At the height of the nation's economic woes, three-and-a-half years after the stock market crash of 1929, homeowners across the country were losing their residences because they could not stay current on their mortgage payments. Declaring an "emergency," the Minnesota Legislature, a month after the inauguration of President Franklin D. Roosevelt, enacted a measure known as the Minnesota Mortgage Moratorium Law. The statute allowed state court judges, upon petition of homeowners, to temporarily halt mortgage foreclosures. It also extended for up to two years the time during which foreclosed homeowners could buy back, or redeem, their properties, provided that they continued to make "reasonable" monthly payments to be applied to their mortgage payments, real-estate taxes and insurance during the interim.

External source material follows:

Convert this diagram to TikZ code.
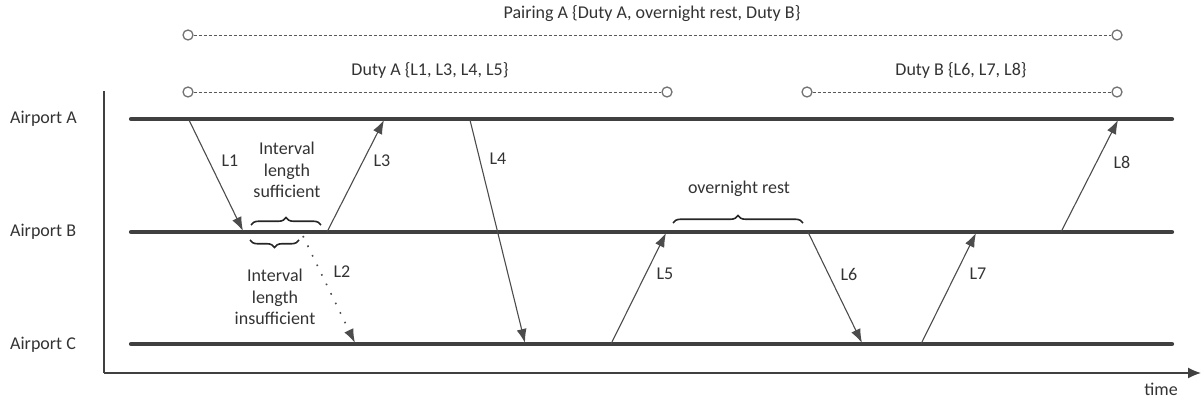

The measure was widely hailed as the type of bold legislation necessary to help overcome the throes of the country's economic catastrophe. But it ran into a problem under the U.S. Constitution: Article I, Section 10, one of the few provisions in the document that explicitly bars particular kinds of state legislation, forbids states from enacting laws "impairing the Obligation of Contracts." Mortgage holders asserted that the moratorium statute violated the provision by retroactively altering their rights under mortgage arrangements voluntarily entered into by homeowners.

The statute was challenged when a Minneapolis couple sought relief under the law after their home was foreclosed upon because of large mortgage delinquencies. Their homestead was on the edge of downtown Minneapolis, between where the Basilica and Farmers' Market now stand. A Hennepin County district judge ruled in favor of the homeowners, extending the time in which they could buy back the property for up to two years. The case, Home Building & Loan Association vs. Blaisdell, was appealed to the Minnesota Supreme Court, which upheld the judge's dispensation.

The case reached the U.S. Supreme Court in 1934, when homeowners throughout the nation, including Minnesota, were still reeling, despite some glimmers of economic recovery. The high court at that time was no friend of intervention in the economic forces of the free marketplace, which led many observers to predict a resounding defeat for the Minnesota measure. But they were wrong. By a 5-4 vote, the justices in Washington upheld the moratorium law.

Writing for the majority, Chief Justice Charles Evans Hughes reasoned, as did the state Supreme Court, that the law was constitutionally valid and did not infringe the contract "impairment" clause. Without deciding whether the measure was "wise or unwise," he declared that it was permissible because it was "clearly so reasonable as to be within the Legislative competency."

The court's analysis had a bit of populist tone, noting that those objecting to the measure were "predominantly organizations, such as insurance companies, banks, and investment and mortgage companies" whose foreclosures jeopardized the "investment of homeowners." The court deemed the law to be a "rational compromise" that did not really impair the "integrity" of the mortgage industry because homeowners were required to maintain payments during the freeze and because the mortgagees could exercise their rights after the two-year period.

Four judges dissented, including Pierce Butler, Minnesota's first member of the high court. They saw the moratorium as precisely the type of measure that the "impairment" clause sought to bar in light of the preconstitutional practice of legislative bodies setting aside indebtedness incurred by the largely agrarian society of the time.

The narrow decision in the Blaisdell case set the stage for subsequent mortgage moratoriums, including measures passed by the Minnesota Legislature in the 1980s granting relief to farmers besieged by economic setbacks of that era.

The bottoming-out of the home market and the attendant foreclosures of today might call for similar relief. Forget about voluntary foreclosure freezes. Lawmakers should heed the edict of the Supreme Court in the Blaisdell case: "While emergency does not create power, emergency may furnish the occasion for the exercise of power."

With the astounding number of foreclosures -- nearly double the number a year ago -- maybe it's time for the Legislature, when it reconvenes in January, to take a page from constitutional law and historical lore and enact a new mortgage moratorium.

Marshall H. Tanick is a Minneapolis attorney.